Dataset section =>
※ ※ ※

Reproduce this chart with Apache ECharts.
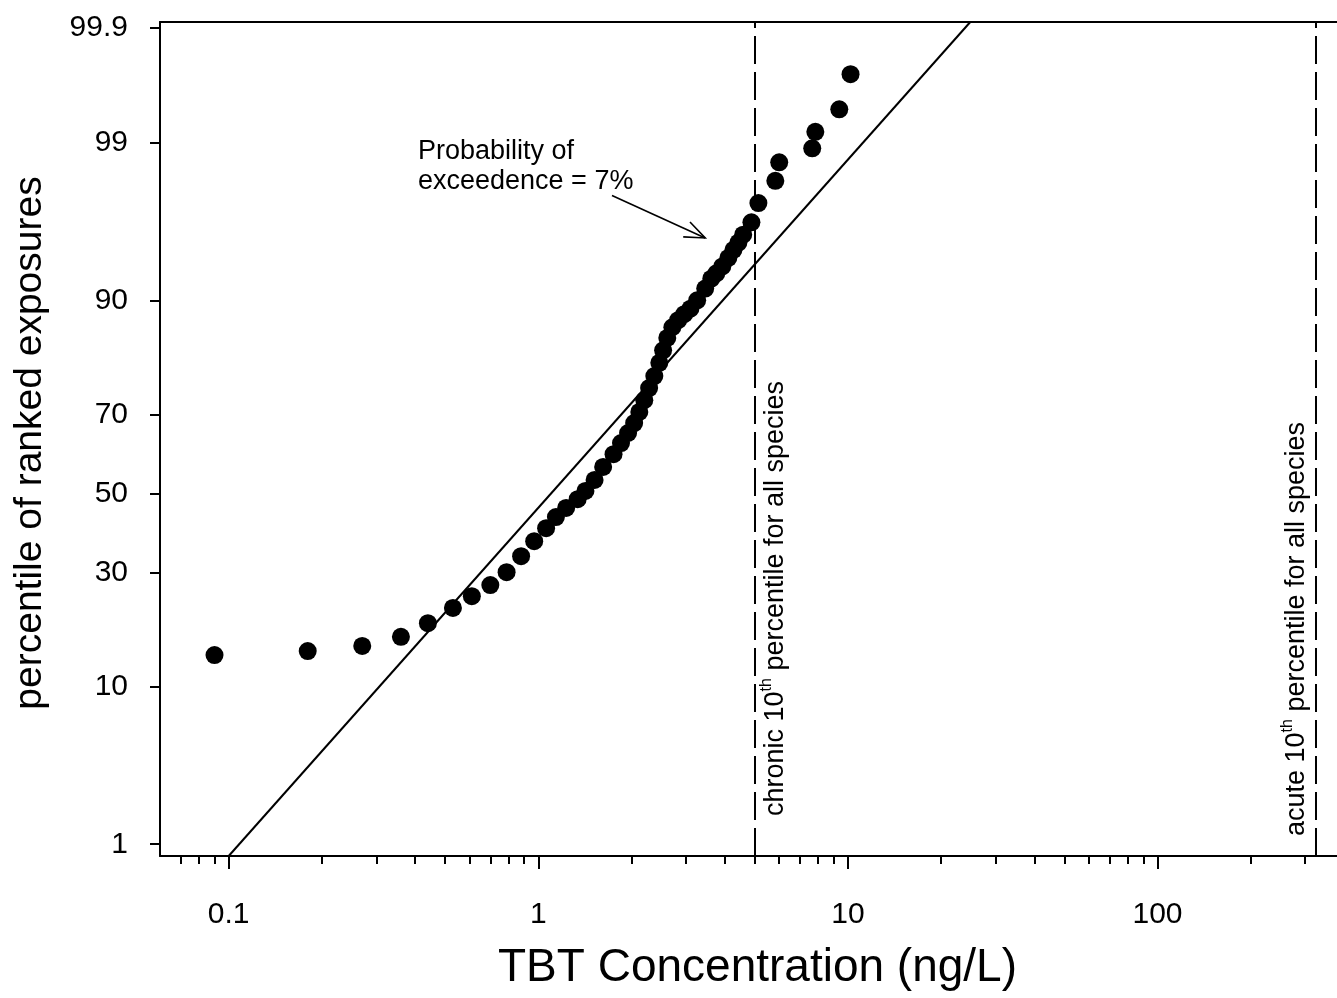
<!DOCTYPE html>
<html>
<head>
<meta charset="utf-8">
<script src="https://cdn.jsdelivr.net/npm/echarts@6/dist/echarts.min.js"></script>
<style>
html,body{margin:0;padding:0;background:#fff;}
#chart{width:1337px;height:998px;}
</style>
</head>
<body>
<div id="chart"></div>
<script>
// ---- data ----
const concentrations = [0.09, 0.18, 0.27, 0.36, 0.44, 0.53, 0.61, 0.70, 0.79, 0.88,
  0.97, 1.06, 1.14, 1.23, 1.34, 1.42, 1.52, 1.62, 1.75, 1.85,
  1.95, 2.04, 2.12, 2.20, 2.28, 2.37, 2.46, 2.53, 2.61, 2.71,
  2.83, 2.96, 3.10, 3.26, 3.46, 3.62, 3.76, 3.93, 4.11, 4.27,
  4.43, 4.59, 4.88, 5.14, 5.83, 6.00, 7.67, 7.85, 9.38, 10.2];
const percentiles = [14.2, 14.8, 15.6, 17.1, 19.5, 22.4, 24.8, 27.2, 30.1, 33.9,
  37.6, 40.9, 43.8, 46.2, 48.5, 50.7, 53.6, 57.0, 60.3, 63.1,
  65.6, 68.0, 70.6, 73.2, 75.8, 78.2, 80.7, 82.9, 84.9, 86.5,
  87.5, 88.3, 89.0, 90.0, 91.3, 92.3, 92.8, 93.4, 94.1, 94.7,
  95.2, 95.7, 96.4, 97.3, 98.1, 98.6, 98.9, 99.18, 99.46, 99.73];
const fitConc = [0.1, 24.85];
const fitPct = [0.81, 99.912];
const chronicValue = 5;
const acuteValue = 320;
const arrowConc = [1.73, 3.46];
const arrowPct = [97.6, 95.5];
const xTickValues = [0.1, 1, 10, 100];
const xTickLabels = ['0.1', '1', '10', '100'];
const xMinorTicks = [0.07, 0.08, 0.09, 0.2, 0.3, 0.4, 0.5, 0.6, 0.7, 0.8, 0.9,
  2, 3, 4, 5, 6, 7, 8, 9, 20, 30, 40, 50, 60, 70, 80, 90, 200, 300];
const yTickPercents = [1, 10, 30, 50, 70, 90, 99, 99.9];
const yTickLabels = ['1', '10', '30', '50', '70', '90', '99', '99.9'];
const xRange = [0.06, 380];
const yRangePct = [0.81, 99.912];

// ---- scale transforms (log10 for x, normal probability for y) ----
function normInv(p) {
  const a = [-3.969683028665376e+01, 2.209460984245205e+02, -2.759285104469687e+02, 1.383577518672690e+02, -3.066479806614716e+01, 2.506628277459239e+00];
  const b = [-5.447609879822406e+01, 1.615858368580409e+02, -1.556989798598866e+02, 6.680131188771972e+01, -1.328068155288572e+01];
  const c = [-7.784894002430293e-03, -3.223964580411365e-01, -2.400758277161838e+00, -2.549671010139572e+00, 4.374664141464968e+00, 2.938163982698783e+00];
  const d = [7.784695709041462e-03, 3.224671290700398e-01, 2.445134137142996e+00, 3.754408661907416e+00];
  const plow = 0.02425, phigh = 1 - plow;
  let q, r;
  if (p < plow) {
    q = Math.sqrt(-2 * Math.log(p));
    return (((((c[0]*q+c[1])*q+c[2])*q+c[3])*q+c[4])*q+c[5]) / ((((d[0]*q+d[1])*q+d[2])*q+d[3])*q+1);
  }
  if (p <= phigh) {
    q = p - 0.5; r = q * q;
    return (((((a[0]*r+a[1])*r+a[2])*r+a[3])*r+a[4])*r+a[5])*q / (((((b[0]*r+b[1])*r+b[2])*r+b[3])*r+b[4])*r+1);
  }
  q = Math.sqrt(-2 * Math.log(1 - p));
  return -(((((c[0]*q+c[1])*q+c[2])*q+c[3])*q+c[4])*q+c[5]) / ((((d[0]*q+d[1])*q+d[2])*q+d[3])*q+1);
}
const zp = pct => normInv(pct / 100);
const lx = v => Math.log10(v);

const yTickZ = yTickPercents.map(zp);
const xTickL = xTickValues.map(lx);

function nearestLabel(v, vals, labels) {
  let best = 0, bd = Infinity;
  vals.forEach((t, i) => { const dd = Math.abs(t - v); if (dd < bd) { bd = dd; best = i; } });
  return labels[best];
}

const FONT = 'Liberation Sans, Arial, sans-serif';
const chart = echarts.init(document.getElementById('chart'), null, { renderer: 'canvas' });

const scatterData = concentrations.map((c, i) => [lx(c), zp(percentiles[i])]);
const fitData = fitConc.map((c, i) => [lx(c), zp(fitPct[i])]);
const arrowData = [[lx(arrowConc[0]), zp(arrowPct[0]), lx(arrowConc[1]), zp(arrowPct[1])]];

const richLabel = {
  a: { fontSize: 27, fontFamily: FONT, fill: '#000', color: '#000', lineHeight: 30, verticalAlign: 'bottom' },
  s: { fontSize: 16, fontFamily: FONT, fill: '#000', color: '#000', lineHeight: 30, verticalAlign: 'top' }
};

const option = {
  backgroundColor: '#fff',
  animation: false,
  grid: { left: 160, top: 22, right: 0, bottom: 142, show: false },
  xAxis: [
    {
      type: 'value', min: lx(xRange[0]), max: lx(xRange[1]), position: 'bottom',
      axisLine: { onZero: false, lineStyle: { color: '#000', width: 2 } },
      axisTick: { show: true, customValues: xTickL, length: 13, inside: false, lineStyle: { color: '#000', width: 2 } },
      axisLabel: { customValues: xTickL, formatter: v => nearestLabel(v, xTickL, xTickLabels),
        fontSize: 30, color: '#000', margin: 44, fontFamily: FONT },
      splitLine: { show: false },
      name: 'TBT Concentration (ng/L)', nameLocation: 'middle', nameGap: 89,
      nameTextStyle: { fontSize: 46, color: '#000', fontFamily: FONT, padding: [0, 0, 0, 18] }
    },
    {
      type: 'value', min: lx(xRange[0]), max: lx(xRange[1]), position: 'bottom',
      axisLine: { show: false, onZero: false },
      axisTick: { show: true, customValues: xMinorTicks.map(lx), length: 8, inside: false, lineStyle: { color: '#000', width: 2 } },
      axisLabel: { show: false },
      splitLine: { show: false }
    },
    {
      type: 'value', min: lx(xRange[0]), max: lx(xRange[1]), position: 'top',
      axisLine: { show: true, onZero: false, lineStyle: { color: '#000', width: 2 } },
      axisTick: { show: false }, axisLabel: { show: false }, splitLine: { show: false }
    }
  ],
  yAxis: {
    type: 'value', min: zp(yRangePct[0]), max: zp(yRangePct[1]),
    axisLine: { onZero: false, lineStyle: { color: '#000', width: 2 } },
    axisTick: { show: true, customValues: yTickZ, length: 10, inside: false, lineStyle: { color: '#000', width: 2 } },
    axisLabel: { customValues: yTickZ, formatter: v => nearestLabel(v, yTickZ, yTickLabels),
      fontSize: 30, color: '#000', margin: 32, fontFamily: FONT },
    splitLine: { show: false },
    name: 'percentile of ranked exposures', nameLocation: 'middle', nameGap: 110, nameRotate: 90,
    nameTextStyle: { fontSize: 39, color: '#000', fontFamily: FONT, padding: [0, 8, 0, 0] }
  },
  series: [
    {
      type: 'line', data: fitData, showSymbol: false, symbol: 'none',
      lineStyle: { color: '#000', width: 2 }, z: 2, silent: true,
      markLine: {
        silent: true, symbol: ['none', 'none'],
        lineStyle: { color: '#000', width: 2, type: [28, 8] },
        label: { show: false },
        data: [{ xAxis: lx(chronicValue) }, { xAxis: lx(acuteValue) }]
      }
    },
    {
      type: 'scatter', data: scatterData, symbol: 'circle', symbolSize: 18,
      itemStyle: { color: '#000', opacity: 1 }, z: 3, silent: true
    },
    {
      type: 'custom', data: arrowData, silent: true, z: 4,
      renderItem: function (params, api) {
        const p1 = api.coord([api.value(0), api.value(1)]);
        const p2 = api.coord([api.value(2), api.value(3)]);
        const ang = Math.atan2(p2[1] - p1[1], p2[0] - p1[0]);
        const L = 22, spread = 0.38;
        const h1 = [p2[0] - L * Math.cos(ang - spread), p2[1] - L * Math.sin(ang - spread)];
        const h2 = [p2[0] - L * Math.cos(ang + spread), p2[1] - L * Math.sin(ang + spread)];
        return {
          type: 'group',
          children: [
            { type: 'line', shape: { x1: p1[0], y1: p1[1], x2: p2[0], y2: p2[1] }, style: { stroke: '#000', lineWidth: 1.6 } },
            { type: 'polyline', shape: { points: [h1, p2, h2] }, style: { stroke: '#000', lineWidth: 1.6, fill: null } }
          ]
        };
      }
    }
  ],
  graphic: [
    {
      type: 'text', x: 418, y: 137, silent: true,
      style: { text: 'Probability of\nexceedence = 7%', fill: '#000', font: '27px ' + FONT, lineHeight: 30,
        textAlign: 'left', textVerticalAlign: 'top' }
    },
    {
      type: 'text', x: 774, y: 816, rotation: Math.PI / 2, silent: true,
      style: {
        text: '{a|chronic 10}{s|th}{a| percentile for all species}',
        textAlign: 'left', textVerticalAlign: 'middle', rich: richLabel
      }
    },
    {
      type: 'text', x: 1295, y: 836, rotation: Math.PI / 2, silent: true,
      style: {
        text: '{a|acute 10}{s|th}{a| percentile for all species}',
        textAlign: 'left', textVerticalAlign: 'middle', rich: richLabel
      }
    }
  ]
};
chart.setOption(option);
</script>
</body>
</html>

※ ※ ※

What is needed => Emit the lines of the material exactly, from its first line to the line containing "const yRangePct = [0.81, 99.912];", inclusive; leave every picture out.

Correct result =>
Reproduce this chart with Apache ECharts.
<!DOCTYPE html>
<html>
<head>
<meta charset="utf-8">
<script src="https://cdn.jsdelivr.net/npm/echarts@6/dist/echarts.min.js"></script>
<style>
html,body{margin:0;padding:0;background:#fff;}
#chart{width:1337px;height:998px;}
</style>
</head>
<body>
<div id="chart"></div>
<script>
// ---- data ----
const concentrations = [0.09, 0.18, 0.27, 0.36, 0.44, 0.53, 0.61, 0.70, 0.79, 0.88,
  0.97, 1.06, 1.14, 1.23, 1.34, 1.42, 1.52, 1.62, 1.75, 1.85,
  1.95, 2.04, 2.12, 2.20, 2.28, 2.37, 2.46, 2.53, 2.61, 2.71,
  2.83, 2.96, 3.10, 3.26, 3.46, 3.62, 3.76, 3.93, 4.11, 4.27,
  4.43, 4.59, 4.88, 5.14, 5.83, 6.00, 7.67, 7.85, 9.38, 10.2];
const percentiles = [14.2, 14.8, 15.6, 17.1, 19.5, 22.4, 24.8, 27.2, 30.1, 33.9,
  37.6, 40.9, 43.8, 46.2, 48.5, 50.7, 53.6, 57.0, 60.3, 63.1,
  65.6, 68.0, 70.6, 73.2, 75.8, 78.2, 80.7, 82.9, 84.9, 86.5,
  87.5, 88.3, 89.0, 90.0, 91.3, 92.3, 92.8, 93.4, 94.1, 94.7,
  95.2, 95.7, 96.4, 97.3, 98.1, 98.6, 98.9, 99.18, 99.46, 99.73];
const fitConc = [0.1, 24.85];
const fitPct = [0.81, 99.912];
const chronicValue = 5;
const acuteValue = 320;
const arrowConc = [1.73, 3.46];
const arrowPct = [97.6, 95.5];
const xTickValues = [0.1, 1, 10, 100];
const xTickLabels = ['0.1', '1', '10', '100'];
const xMinorTicks = [0.07, 0.08, 0.09, 0.2, 0.3, 0.4, 0.5, 0.6, 0.7, 0.8, 0.9,
  2, 3, 4, 5, 6, 7, 8, 9, 20, 30, 40, 50, 60, 70, 80, 90, 200, 300];
const yTickPercents = [1, 10, 30, 50, 70, 90, 99, 99.9];
const yTickLabels = ['1', '10', '30', '50', '70', '90', '99', '99.9'];
const xRange = [0.06, 380];
const yRangePct = [0.81, 99.912];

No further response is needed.